Editorial: Rebekah Vensel is the right choice for SGA president


Rebekah Vensel Photo credit: Cristian Orellana

The Loyola Maroon editorial board makes the following recommendation for the student government association election:

President: Rebekah Vensel

Rebekah Vensel Photo credit: Cristian Orellana


Vice President: Brianna Daniel-Harkins

Brianna Daniel-Harkins Photo credit: Cristian Orellana

At a time when Loyola is dealing with tight budget issues, trying to implement new diversity measures and soon replacing one of the longest serving presidents in university history, it is critical that the student body have a strong and active voice that university administrators will hear when making key decisions.

Rebekah Vensel will be that voice.

Vensel has a good relationship with Interim Provost David Borofsky and has spoken on behalf of the student body on critical issues in the past, such as when schedule changes were proposed that would have reduced the length of the semester.

Vensel is active in student government, where she currently serves as a senator along with Daniel-Harkins, her running mate.

In that role, Vensel has seen what works and what doesn’t work in student government. Her experience will help in that she will have a mild learning curve, already having the knowledge of student government in place that will allow her to improve on the accomplishments of the current president.

Vensel has been specific about the changes she’d like to see, which she has outlined in her several initiatives for the next year, which include creating a position for a director of Dance Marathon and making SGA more visible by having the first senate meeting in the Peace Quad.

She has shown good judgment in her choice of vice presidential running mate, Bri Daniel-Harkins.

Daniel-Harkins also has an impressive record of getting things done on campus through her excellent relationship with administration, which she used to help organize the Bagels with Borofsky event last semester, a chance for students to speak face-to-face with the interim provost and a chance Daniel-Harkins used to lobby for continued funding for the classical studies department.

She is active outside of SGA as well, serving as president of Delta Gamma.

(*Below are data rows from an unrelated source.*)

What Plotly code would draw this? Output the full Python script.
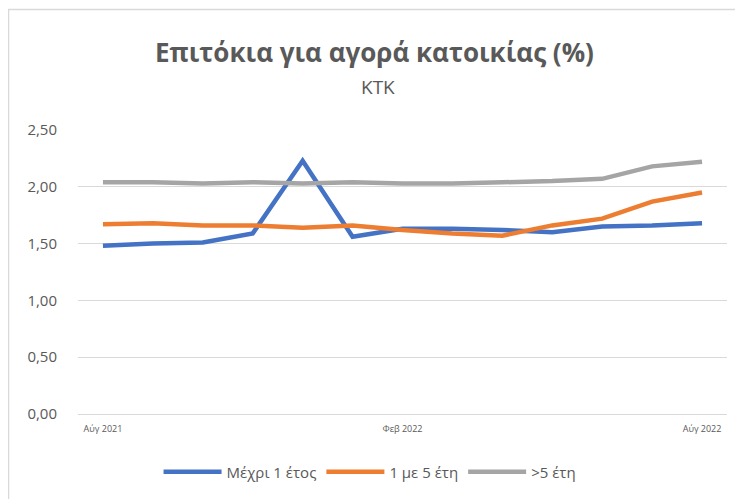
import plotly.graph_objects as go

# μήνες Αύγ 2021 - Αύγ 2022
months = ['Αύγ 2021', 'Σεπ 2021', 'Οκτ 2021', 'Νοε 2021', 'Δεκ 2021', 'Ιαν 2022', 'Φεβ 2022',
          'Μαρ 2022', 'Απρ 2022', 'Μάι 2022', 'Ιούν 2022', 'Ιούλ 2022', 'Αύγ 2022']
tick_labels = ['Αύγ 2021', 'Φεβ 2022', 'Αύγ 2022']

upto_1y = [1.48, 1.50, 1.51, 1.59, 2.23, 1.56, 1.63, 1.63, 1.62, 1.60, 1.65, 1.66, 1.68]
y1_to_5 = [1.67, 1.68, 1.66, 1.66, 1.64, 1.66, 1.62, 1.59, 1.57, 1.66, 1.72, 1.87, 1.95]
over_5y = [2.04, 2.04, 2.03, 2.04, 2.03, 2.04, 2.03, 2.03, 2.04, 2.05, 2.07, 2.18, 2.22]

series = [
    ('Μέχρι 1 έτος', upto_1y, '#4472C4'),
    ('1 με 5 έτη', y1_to_5, '#ED7D31'),
    ('>5 έτη', over_5y, '#A5A5A5'),
]

FONT = 'Open Sans'
GREY = '#595959'

fig = go.Figure()
x_idx = list(range(len(months)))
for name, vals, color in series:
    fig.add_trace(go.Scatter(
        x=x_idx, y=vals, name=name, mode='lines',
        line=dict(color=color, width=4.5),
        customdata=months,
        hovertemplate='%{customdata}: %{y:.2f}<extra>' + name + '</extra>',
    ))

# η σελίδα έχει 8px περιθώριο, οπότε το σχήμα είναι λίγο μικρότερο
fig.update_layout(
    width=735, height=491,
    margin=dict(l=70, r=16, t=122, b=84),
    plot_bgcolor='white', paper_bgcolor='white',
    font=dict(family=FONT, color=GREY),
    separators=',.',
    showlegend=True,
    legend=dict(
        orientation='h', xanchor='center', x=0.45,
        yanchor='middle', y=-0.2, yref='paper',
        font=dict(size=15, color=GREY),
        itemwidth=58,
    ),
    xaxis=dict(
        range=[-0.5, 12.5],
        tickvals=[0, 6, 12], ticktext=tick_labels,
        tickfont=dict(size=9, color=GREY),
        showgrid=False, zeroline=False,
        showline=True, linecolor='#D9D9D9', linewidth=1,
        ticks='', ticklabelstandoff=6,
    ),
    yaxis=dict(
        range=[0, 2.5], dtick=0.5,
        tickformat='.2f',
        tickfont=dict(size=15, color=GREY),
        showgrid=True, gridcolor='#D9D9D9', gridwidth=1,
        zeroline=False, showline=False, ticks='',
        ticklabelstandoff=20,
    ),
)

# τίτλος και υπότιτλος
fig.add_annotation(text='<b>Επιτόκια για αγορά κατοικίας (%)</b>', xref='paper', yref='paper',
                   x=0.457, y=(415 - 52) / 285, xanchor='center', yanchor='middle',
                   showarrow=False, font=dict(size=26, color=GREY, family=FONT))
fig.add_annotation(text='ΚΤΚ', xref='paper', yref='paper',
                   x=0.462, y=(415 - 87) / 285, xanchor='center', yanchor='middle',
                   showarrow=False, font=dict(size=19, color=GREY, family=FONT))

# περίγραμμα γραφήματος
fig.add_shape(type='rect', xref='paper', yref='paper',
              x0=(8.5 - 78) / 649, x1=1.2, y0=-0.6, y1=(415 - 9) / 285,
              line=dict(color='#D9D9D9', width=1.5), layer='below')

fig.write_html('out.html')
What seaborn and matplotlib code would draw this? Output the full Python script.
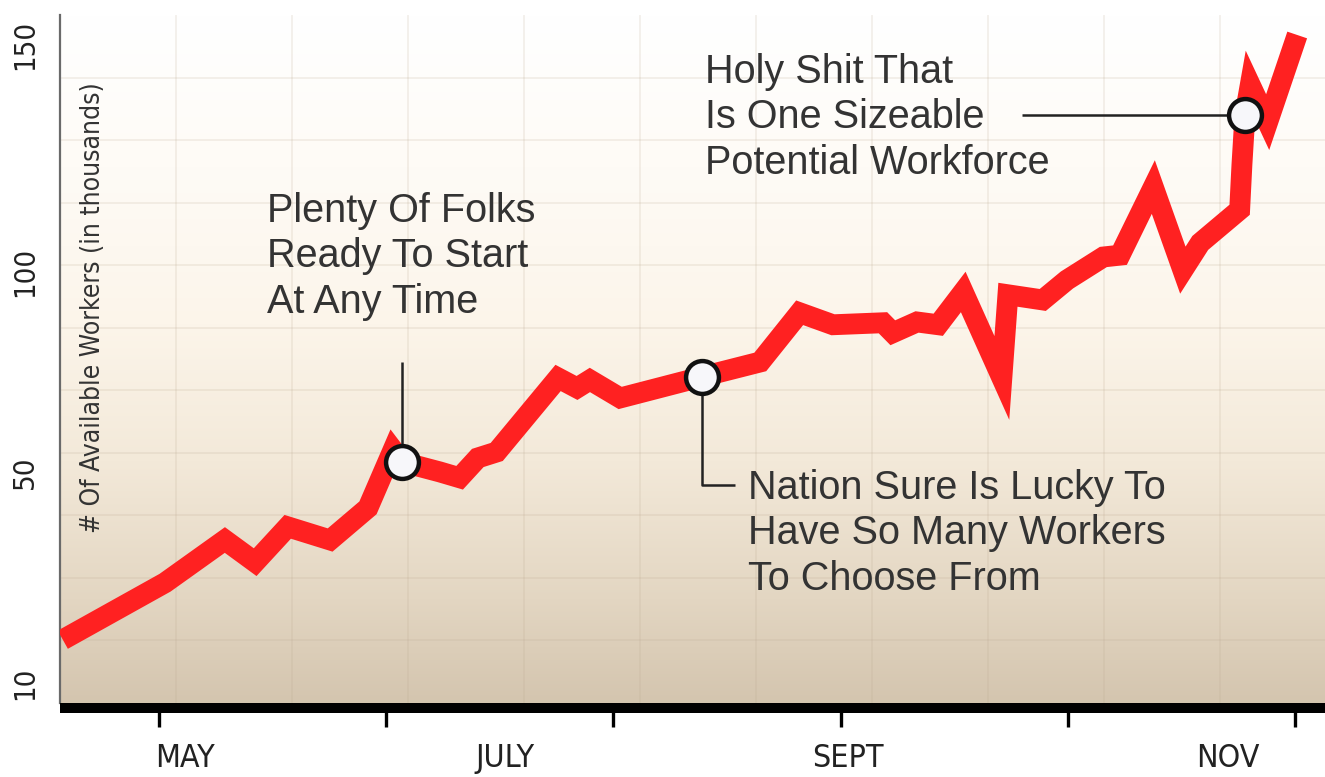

Daniel-Harkins has shown great ability in being able to balance this role with her time in SGA, making her a strong choice to be vice president and the next leader of the senate.

This choice of Daniel-Harkins as running mate, experience in student government and a successful history of representing students in administrative decisions make Vensel the right choice for SGA president.

Advice for our future president:

When The Maroon editorial board met with each of the three tickets on Wednesday, March 14, one thing was clear: whoever our next president is has the passion for the job.

All candidates showed they want the position and want to help the student body.

That’s a great start, but success will take more than just passion.

That’s why we also took the opportunity on Wednesday to discuss what we’d like to see in the next president. So to whoever ends up winning, here is our editorial board’s advice for you to have a successful term.

At the top of the list is that you must have a good relationship with administration and have knowledge of critical university issues. On the flip side, you must be skeptical, not allowing your close relationships with administrators to blind you when they make the wrong decisions.

And on the same note, if you are currently in SGA, apply that same rule to your own organization. Being a part of it may make you miss a problem that someone outside of the organization would clearly notice.

Remain aware of your organization. Do not consider it a club — it is not. Like any form of government, a club mentality will lead to exclusion, not drawing people in. It’s fine to be friends with those in SGA, but keep in mind that you represent ALL students. Don’t get too laid back.

SGA could do better by putting more effort into addressing commuter student needs. This is one of the largest groups on campus — comprising over half the student body — yet one of the least represented in SGA.

Don’t refer to this community as “the commuters” — it is not a niche. There are more of them than residents. Do not forget.

Hopefully you’ll be able to follow this advice, while succeeding as the voice of the student body.

And that’s our last point— remember that you are a voice. You do not accomplish something, we all do.

We are Loyola, a community that cares for each other and listens to each other’s opinions as we move forward making tough decisions.

So from The Maroon to our future president — we wish you all the best for a successful term and hope we will all work for a greater Loyola.